3. Pembukaan hutan tanpa izin dan dilakukan secara tidak sah
a. Pada tanggal 5 Januari 2022 Presiden Joko Widodo menyampaikan tindakan pemerintah mencabut izin-izin konsensi kawasan hutan, Menteri KLHK kemudian mengeluarkan SK.01/menlhk/setjen/kum.1/1/2022 tentang Pencabutan Izin Konsensi Kawasan Hutan yang di dalam lampiran ii nomor 66 mencabut SK Nomor 680/menhut-ii/2014 atas nama PT Permata Nusa Mandiri seluas 16.182,48 hektar. Pertimbangan keputusan didasarkan adanya pengendalian dan penertiban perizinan konsensi demi penyelenggaraan hutan lestari, telah dilakukan evalusi cukup mendesak untuk dicabut. SK memerintahkan kepada lembaga terkait atas nama Menteri untuk menerbitkan keputusan tentang pencabutan izin setiap perusahaan pemegang izin dan menyusun menetapkan peta arahan pemanfaatan hutan. Melalui SK ini telah merubah status kawasan hutan untuk perkebunan kembali menjadi kawasan hutan;
b. Berdasarkan analisis citra satelit di lokasi konsesi PT Permata Nusa Mandiri pada periode 1 Januari-12 Februari 2022 teridentifikasi pembukaan hutan seluas 70 hektar. Pembukaan ini dilakukan setelah adanya pengumuman pencabutan izin oleh pemerintah;
c. Perbuatan korporasi PT Permata Nusa Mandiri yang melakukan pembukaan hutan sejak Januari-Februari 2022 merupakan kejahatan yang melanggar Pasal 12 jo Pasal 82, Pasal 17 ayat 2 huruf b jo Pasal 18 UU No 18 tahun 2013 tentang Pencegahan dan Pengrusakan Hutan jo UU No 11 tahun 2020 Cipta Kerja;
d.
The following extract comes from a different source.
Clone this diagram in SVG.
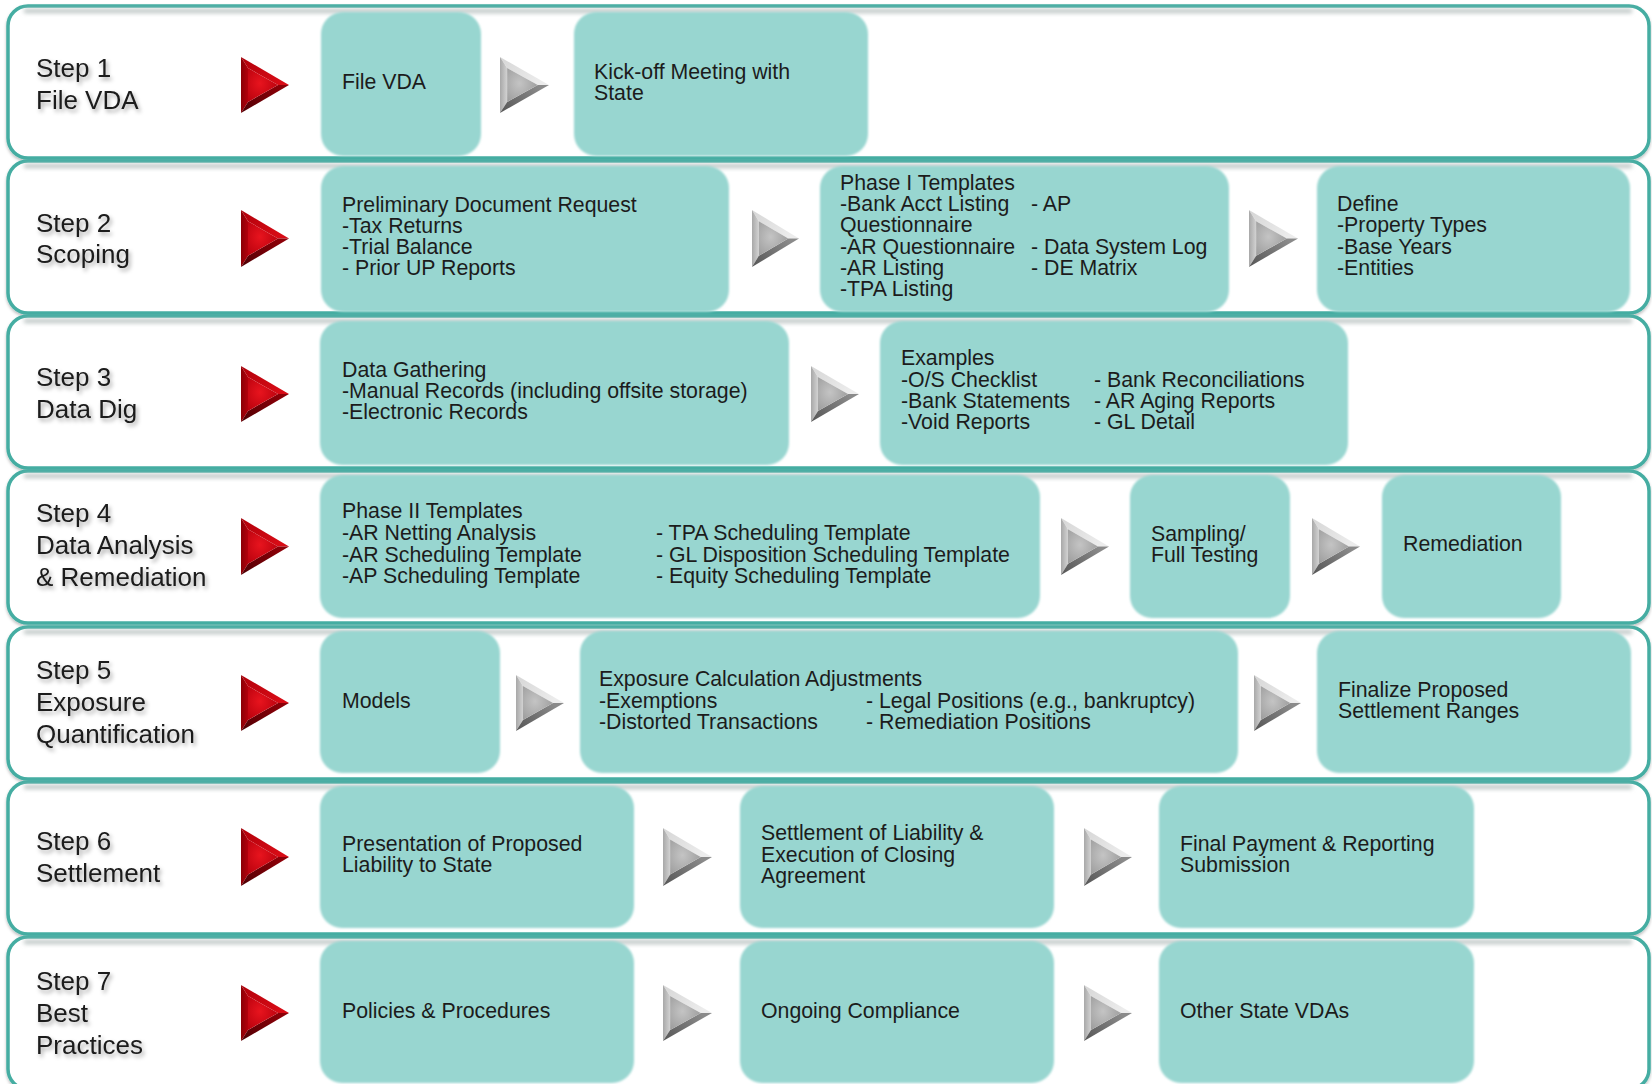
<svg xmlns="http://www.w3.org/2000/svg" xmlns:xlink="http://www.w3.org/1999/xlink" width="1652" height="1084" viewBox="0 0 1652 1084">
<defs>
  <style>
    .band{fill:#ffffff;stroke:#45ada2;stroke-width:3.5}
    .bandsh{fill:none;stroke:#b9c2c1;stroke-width:4;filter:url(#blur2)}
    .box{fill:#98d6d0;filter:url(#soft)}
    .lbl{font-family:"Liberation Sans",Arial,sans-serif;font-size:26px;fill:#1a1a1a;filter:url(#tshadow)}
    .txt{font-family:"Liberation Sans",Arial,sans-serif;font-size:21.3px;fill:#1c1c1c}
  </style>
  <filter id="soft" x="-5%" y="-5%" width="110%" height="110%"><feGaussianBlur stdDeviation="1.3"/></filter>
  <filter id="blur2" x="-5%" y="-50%" width="110%" height="200%"><feGaussianBlur stdDeviation="2"/></filter>
  <filter id="tshadow" x="-10%" y="-30%" width="130%" height="180%"><feDropShadow dx="2" dy="3" stdDeviation="2" flood-color="#000" flood-opacity="0.35"/></filter>
  <filter id="bshadow" x="-2%" y="-10%" width="104%" height="125%"><feDropShadow dx="0" dy="2" stdDeviation="1.5" flood-color="#000" flood-opacity="0.25"/></filter>
  <radialGradient id="rC" cx="0.4" cy="0.45" r="0.7"><stop offset="0" stop-color="#e8141e"/><stop offset="1" stop-color="#b5000c"/></radialGradient>
  <linearGradient id="rT" x1="0" y1="0" x2="1" y2="0.6"><stop offset="0" stop-color="#b0000a"/><stop offset="1" stop-color="#d80c16"/></linearGradient>
  <linearGradient id="rL" x1="0" y1="0" x2="1" y2="0"><stop offset="0" stop-color="#8a0006"/><stop offset="1" stop-color="#b3000b"/></linearGradient>
  <linearGradient id="rB" x1="0" y1="1" x2="1" y2="0.4"><stop offset="0" stop-color="#4e0004"/><stop offset="1" stop-color="#8c0008"/></linearGradient>
  <radialGradient id="gC" cx="0.4" cy="0.45" r="0.7"><stop offset="0" stop-color="#c4c4c4"/><stop offset="1" stop-color="#9a9a9a"/></radialGradient>
  <linearGradient id="gT" x1="0" y1="0" x2="1" y2="0.6"><stop offset="0" stop-color="#d6d6d6"/><stop offset="1" stop-color="#ececec"/></linearGradient>
  <linearGradient id="gL" x1="0" y1="0" x2="1" y2="0"><stop offset="0" stop-color="#a8a8a8"/><stop offset="1" stop-color="#d2d2d2"/></linearGradient>
  <linearGradient id="gB" x1="0" y1="1" x2="1" y2="0.4"><stop offset="0" stop-color="#555555"/><stop offset="1" stop-color="#8a8a8a"/></linearGradient>
  <symbol id="redArrow" viewBox="0 0 48 56" preserveAspectRatio="none">
    <path d="M0 0 L48 28 L37 28 L7 11 Z" fill="url(#rT)"/>
    <path d="M0 0 L7 11 L7 45 L0 56 Z" fill="url(#rL)"/>
    <path d="M0 56 L7 45 L37 28 L48 28 Z" fill="url(#rB)"/>
    <path d="M7 11 L37 28 L7 45 Z" fill="url(#rC)"/>
  </symbol>
  <symbol id="grayArrow" viewBox="0 0 48 56" preserveAspectRatio="none">
    <path d="M0 0 L48 28 L37 28 L7 11 Z" fill="url(#gT)"/>
    <path d="M0 0 L7 11 L7 45 L0 56 Z" fill="url(#gL)"/>
    <path d="M0 56 L7 45 L37 28 L48 28 Z" fill="url(#gB)"/>
    <path d="M7 11 L37 28 L7 45 Z" fill="url(#gC)"/>
  </symbol>
</defs>

<rect x="0" y="0" width="1652" height="1084" fill="#ffffff"/>

<g id="rows">
  <g filter="url(#bshadow)">
    <rect class="band" x="8" y="6" width="1641" height="152" rx="20"/>
    <rect class="band" x="8" y="161" width="1641" height="152" rx="20"/>
    <rect class="band" x="8" y="316" width="1641" height="152" rx="20"/>
    <rect class="band" x="8" y="471" width="1641" height="152" rx="20"/>
    <rect class="band" x="8" y="627" width="1641" height="152" rx="20"/>
    <rect class="band" x="8" y="782" width="1641" height="152" rx="20"/>
    <rect class="band" x="8" y="937" width="1641" height="152" rx="20"/>
  </g>
  <path class="bandsh" d="M24 11 H1632 M24 166 H1632 M24 321 H1632 M24 476 H1632 M24 632 H1632 M24 787 H1632 M24 942 H1632"/>
</g>

<g id="step1">
  <text class="lbl" x="36" y="77">Step 1</text>
  <text class="lbl" x="36" y="109">File VDA</text>
</g>
<g id="step2">
  <text class="lbl" x="36" y="232">Step 2</text>
  <text class="lbl" x="36" y="263">Scoping</text>
</g>
<g id="step3">
  <text class="lbl" x="36" y="386">Step 3</text>
  <text class="lbl" x="36" y="418">Data Dig</text>
</g>
<g id="step4">
  <text class="lbl" x="36" y="522">Step 4</text>
  <text class="lbl" x="36" y="554">Data Analysis</text>
  <text class="lbl" x="36" y="586">&amp; Remediation</text>
</g>
<g id="step5">
  <text class="lbl" x="36" y="679">Step 5</text>
  <text class="lbl" x="36" y="711">Exposure</text>
  <text class="lbl" x="36" y="743">Quantification</text>
</g>
<g id="step6">
  <text class="lbl" x="36" y="850">Step 6</text>
  <text class="lbl" x="36" y="882">Settlement</text>
</g>
<g id="step7">
  <text class="lbl" x="36" y="990">Step 7</text>
  <text class="lbl" x="36" y="1022">Best</text>
  <text class="lbl" x="36" y="1054">Practices</text>
</g>

<!-- Row 1 -->
<g id="file-vda">
  <rect class="box" x="321" y="12" width="160" height="144" rx="22"/>
  <text class="txt" x="342" y="89">File VDA</text>
</g>
<g id="kickoff">
  <rect class="box" x="574" y="12" width="294" height="144" rx="22"/>
  <text class="txt" x="594" y="79">Kick-off Meeting with</text>
  <text class="txt" x="594" y="100">State</text>
</g>

<!-- Row 2 -->
<g id="prelim-request">
  <rect class="box" x="321" y="166" width="408" height="146" rx="22"/>
  <text class="txt" x="342" y="212">Preliminary Document Request</text>
  <text class="txt" x="342" y="233">-Tax Returns</text>
  <text class="txt" x="342" y="254">-Trial Balance</text>
  <text class="txt" x="342" y="275">- Prior UP Reports</text>
</g>
<g id="phase1-templates">
  <rect class="box" x="820" y="166" width="409" height="146" rx="22"/>
  <text class="txt" x="840" y="190">Phase I Templates</text>
  <text class="txt" x="840" y="211">-Bank Acct Listing</text>
  <text class="txt" x="1031" y="211">- AP</text>
  <text class="txt" x="840" y="232">Questionnaire</text>
  <text class="txt" x="840" y="254">-AR Questionnaire</text>
  <text class="txt" x="1031" y="254">- Data System Log</text>
  <text class="txt" x="840" y="275">-AR Listing</text>
  <text class="txt" x="1031" y="275">- DE Matrix</text>
  <text class="txt" x="840" y="296">-TPA Listing</text>
</g>
<g id="define">
  <rect class="box" x="1317" y="166" width="313" height="146" rx="22"/>
  <text class="txt" x="1337" y="211">Define</text>
  <text class="txt" x="1337" y="232">-Property Types</text>
  <text class="txt" x="1337" y="254">-Base Years</text>
  <text class="txt" x="1337" y="275">-Entities</text>
</g>

<!-- Row 3 -->
<g id="data-gathering">
  <rect class="box" x="320" y="321" width="469" height="144" rx="22"/>
  <text class="txt" x="342" y="377">Data Gathering</text>
  <text class="txt" x="342" y="398">-Manual Records (including offsite storage)</text>
  <text class="txt" x="342" y="419">-Electronic Records</text>
</g>
<g id="examples">
  <rect class="box" x="880" y="321" width="468" height="144" rx="22"/>
  <text class="txt" x="901" y="365">Examples</text>
  <text class="txt" x="901" y="387">-O/S Checklist</text>
  <text class="txt" x="1094" y="387">- Bank Reconciliations</text>
  <text class="txt" x="901" y="408">-Bank Statements</text>
  <text class="txt" x="1094" y="408">- AR Aging Reports</text>
  <text class="txt" x="901" y="429">-Void Reports</text>
  <text class="txt" x="1094" y="429">- GL Detail</text>
</g>

<!-- Row 4 -->
<g id="phase2-templates">
  <rect class="box" x="320" y="475" width="720" height="143" rx="22"/>
  <text class="txt" x="342" y="518">Phase II Templates</text>
  <text class="txt" x="342" y="540">-AR Netting Analysis</text>
  <text class="txt" x="342" y="562">-AR Scheduling Template</text>
  <text class="txt" x="342" y="583">-AP Scheduling Template</text>
  <text class="txt" x="656" y="540">- TPA Scheduling Template</text>
  <text class="txt" x="656" y="562">- GL Disposition Scheduling Template</text>
  <text class="txt" x="656" y="583">- Equity Scheduling Template</text>
</g>
<g id="sampling">
  <rect class="box" x="1130" y="475" width="160" height="143" rx="22"/>
  <text class="txt" x="1151" y="541">Sampling/</text>
  <text class="txt" x="1151" y="562">Full Testing</text>
</g>
<g id="remediation">
  <rect class="box" x="1382" y="475" width="179" height="143" rx="22"/>
  <text class="txt" x="1403" y="551">Remediation</text>
</g>

<!-- Row 5 -->
<g id="models">
  <rect class="box" x="320" y="631" width="180" height="142" rx="22"/>
  <text class="txt" x="342" y="708">Models</text>
</g>
<g id="exposure-calc">
  <rect class="box" x="580" y="631" width="658" height="142" rx="22"/>
  <text class="txt" x="599" y="686">Exposure Calculation Adjustments</text>
  <text class="txt" x="599" y="708">-Exemptions</text>
  <text class="txt" x="599" y="729">-Distorted Transactions</text>
  <text class="txt" x="866" y="708">- Legal Positions (e.g., bankruptcy)</text>
  <text class="txt" x="866" y="729">- Remediation Positions</text>
</g>
<g id="finalize">
  <rect class="box" x="1317" y="631" width="314" height="142" rx="22"/>
  <text class="txt" x="1338" y="697">Finalize Proposed</text>
  <text class="txt" x="1338" y="718">Settlement Ranges</text>
</g>

<!-- Row 6 -->
<g id="presentation">
  <rect class="box" x="320" y="786" width="314" height="142" rx="22"/>
  <text class="txt" x="342" y="851">Presentation of Proposed</text>
  <text class="txt" x="342" y="872">Liability to State</text>
</g>
<g id="settlement-liability">
  <rect class="box" x="740" y="786" width="314" height="142" rx="22"/>
  <text class="txt" x="761" y="840">Settlement of Liability &amp;</text>
  <text class="txt" x="761" y="862">Execution of Closing</text>
  <text class="txt" x="761" y="883">Agreement</text>
</g>
<g id="final-payment">
  <rect class="box" x="1159" y="786" width="315" height="142" rx="22"/>
  <text class="txt" x="1180" y="851">Final Payment &amp; Reporting</text>
  <text class="txt" x="1180" y="872">Submission</text>
</g>

<!-- Row 7 -->
<g id="policies">
  <rect class="box" x="320" y="941" width="314" height="142" rx="22"/>
  <text class="txt" x="342" y="1018">Policies &amp; Procedures</text>
</g>
<g id="ongoing">
  <rect class="box" x="740" y="941" width="314" height="142" rx="22"/>
  <text class="txt" x="761" y="1018">Ongoing Compliance</text>
</g>
<g id="other-state">
  <rect class="box" x="1159" y="941" width="315" height="142" rx="22"/>
  <text class="txt" x="1180" y="1018">Other State VDAs</text>
</g>

<g id="connectors">
  <use href="#redArrow" x="241" y="57" width="48" height="56"/>
  <use href="#redArrow" x="241" y="210" width="48" height="57"/>
  <use href="#redArrow" x="241" y="366" width="48" height="56"/>
  <use href="#redArrow" x="241" y="518" width="48" height="57"/>
  <use href="#redArrow" x="241" y="675" width="48" height="56"/>
  <use href="#redArrow" x="241" y="828" width="48" height="58"/>
  <use href="#redArrow" x="241" y="985" width="48" height="56"/>

  <use href="#grayArrow" x="500" y="57" width="49" height="56"/>
  <use href="#grayArrow" x="752" y="210" width="47" height="57"/>
  <use href="#grayArrow" x="1249" y="210" width="49" height="57"/>
  <use href="#grayArrow" x="811" y="366" width="48" height="56"/>
  <use href="#grayArrow" x="1061" y="518" width="48" height="57"/>
  <use href="#grayArrow" x="1312" y="518" width="48" height="57"/>
  <use href="#grayArrow" x="516" y="675" width="48" height="56"/>
  <use href="#grayArrow" x="1254" y="675" width="47" height="56"/>
  <use href="#grayArrow" x="663" y="828" width="49" height="58"/>
  <use href="#grayArrow" x="1084" y="828" width="48" height="58"/>
  <use href="#grayArrow" x="663" y="985" width="49" height="56"/>
  <use href="#grayArrow" x="1084" y="985" width="48" height="56"/>
</g>
</svg>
Perbuatan korporasi PT Permata Nusa Mandiri yang melakukan pembukaan hutan sejak bulan Agustus 2025 merupakan kejahatan yang melanggar Pasal 12 jo Pasal 82, Pasal 17 ayat 2 huruf b jo Pasal 18 UU No 18 tahun 2013 tentang Pencegahan dan Pengrusakan Hutan jo UU No 11 tahun 2020 Cipta Kerja.